Multi-task learning trains a single graph neural network on multiple prediction tasks simultaneously. Instead of building separate models for churn prediction, lifetime value estimation, and product recommendation, a shared GNN encoder learns representations that serve all three. Each task gets its own lightweight prediction head, but the expensive graph encoding happens once.
Architecture: shared encoder, separate heads
A multi-task GNN has two components:
- Shared encoder: The GNN layers (GCN, GAT, or transformer) that process the graph and produce node representations. This is the expensive part, involving neighborhood aggregation across the entire graph.
- Task-specific heads: Lightweight MLPs that map node representations to task-specific outputs. A churn head outputs a binary probability. An LTV head outputs a dollar value. A recommendation head scores candidate products.
import torch
import torch.nn as nn
from torch_geometric.nn import SAGEConv
class MultiTaskGNN(nn.Module):
def __init__(self, in_channels, hidden, num_classes_task1):
super().__init__()
# Shared encoder
self.conv1 = SAGEConv(in_channels, hidden)
self.conv2 = SAGEConv(hidden, hidden)
# Task-specific heads
self.churn_head = nn.Linear(hidden, 2) # binary
self.ltv_head = nn.Linear(hidden, 1) # regression
self.segment_head = nn.Linear(hidden, num_classes_task1)
def forward(self, x, edge_index):
h = self.conv1(x, edge_index).relu()
h = self.conv2(h, edge_index).relu()
return {
'churn': self.churn_head(h),
'ltv': self.ltv_head(h),
'segment': self.segment_head(h),
}The encoder runs once. Each head is a single linear layer, adding negligible overhead.
Why multi-task learning improves GNN performance
The key benefit is positive transfer: patterns learned for one task help others.
- Shared relational patterns: Customer spending velocity predicts both churn and LTV. Transaction graph density predicts both fraud and credit risk. The shared encoder captures these patterns once.
- Regularization: Multiple tasks act as implicit regularizers. The encoder cannot overfit to the idiosyncrasies of any single task because it must produce representations that work for all tasks.
- Data efficiency: Some tasks have sparse labels (fraud is rare).
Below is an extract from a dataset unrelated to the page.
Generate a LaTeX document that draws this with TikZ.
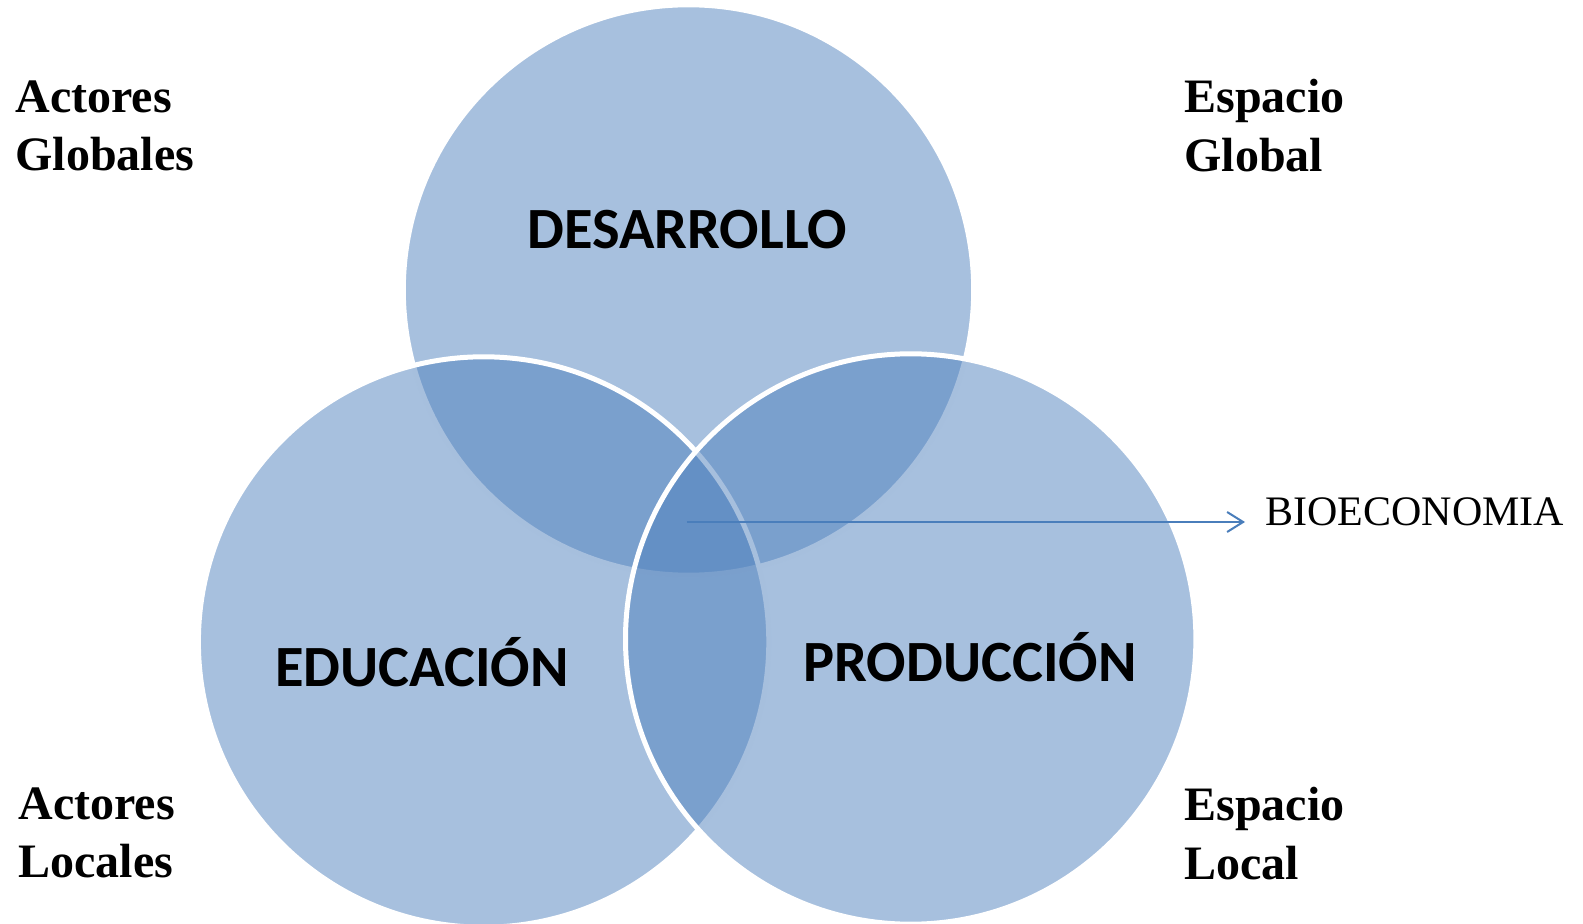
\documentclass[tikz,border=0pt]{standalone}
\usepackage{fontspec}
\setmainfont{Liberation Serif}
\newfontfamily\carlito{Carlito}
\usetikzlibrary{arrows.meta}
\definecolor{vennblue}{HTML}{4F81BD}
\definecolor{arrowblue}{HTML}{4A7EBB}
\tikzset{
  venn/.style={fill=vennblue, fill opacity=0.5, draw=white, line width=2.5pt},
  setlabel/.style={font=\carlito\bfseries\fontsize{29.2}{29.2}\selectfont, inner sep=0pt},
  cornerlabel/.style={font=\bfseries\fontsize{24}{29.25}\selectfont, align=left, anchor=north west, inner sep=0pt},
}
\begin{document}
\begin{tikzpicture}[x=0.5pt, y=-0.5pt]
	\useasboundingbox (0,0) rectangle (1583,924);
	\path[venn] (688.5,290) circle [radius=142.6pt];
	\path[venn] (483.6,642) circle [radius=142.6pt];
	\path[venn] (910.7,639) circle [radius=142.6pt];
	\node[setlabel] (desarrollo) at (687.5,230) {DESARROLLO};
	\node[setlabel] (educacion) at (422,662) {EDUCACIÓN};
	\node[setlabel] (produccion) at (970,657) {PRODUCCIÓN};
	\node[cornerlabel] (actglob) at (15,80) {Actores\\Globales};
	\node[cornerlabel] (espglob) at (1184,79) {Espacio\\Global};
	\node[cornerlabel] (actloc) at (18,787) {Actores\\Locales};
	\node[cornerlabel] (esploc) at (1184,787) {Espacio\\Local};
	\node[font=\fontsize{21}{21}\selectfont, anchor=west, inner xsep=10pt, inner ysep=0pt] (bioeco) at (1245,512) {BIOECONOMIA};
	\coordinate (core) at (686.5,522);
	\draw[arrowblue, line width=1pt, -{Straight Barb[length=8pt, width=10pt]}] (core) -- (core -| bioeco.west);
\end{tikzpicture}
\end{document}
By sharing an encoder with a label-rich task (transaction classification), the fraud task benefits from representations trained on much more data.
Balancing task losses
The most common pitfall: one task dominates the gradient, starving others. If churn loss gradients are 100x larger than LTV gradients, the encoder optimizes almost exclusively for churn.
Three solutions:
- Fixed weighting: Manually set loss weights (e.g., 1.0 for churn, 0.01 for LTV). Simple but requires extensive tuning and breaks when loss scales shift during training.
- Uncertainty weighting: Learn a weight for each task based on the homoscedastic uncertainty. Tasks with higher noise get lower weight. This is the most widely used automatic method.
- GradNorm: Dynamically adjust weights to normalize gradient magnitudes across tasks. Ensures all tasks train at similar rates regardless of loss scale differences.
class UncertaintyWeightedLoss(nn.Module):
def __init__(self, num_tasks):
super().__init__()
# log(sigma^2) for each task, learned during training
self.log_vars = nn.Parameter(torch.zeros(num_tasks))
def forward(self, losses):
total = 0
for i, loss in enumerate(losses):
precision = torch.exp(-self.log_vars[i])
total += precision * loss + self.log_vars[i]
return totalUncertainty weighting learns to down-weight noisy tasks automatically. Two lines added to any multi-task training loop.
Multi-task learning in production
Beyond accuracy, multi-task learning simplifies operations:
- One model, one graph pass: A single inference call produces predictions for all tasks. No need to maintain separate feature pipelines, training jobs, and model registries.
- Consistent representations: All tasks share the same view of each entity. There is no risk of one model treating a customer as high-risk while another treats them as high-value due to different encodings.
- Incremental task addition: Adding a new task requires only training a new head. The shared encoder, which represents 95% of compute, is already trained.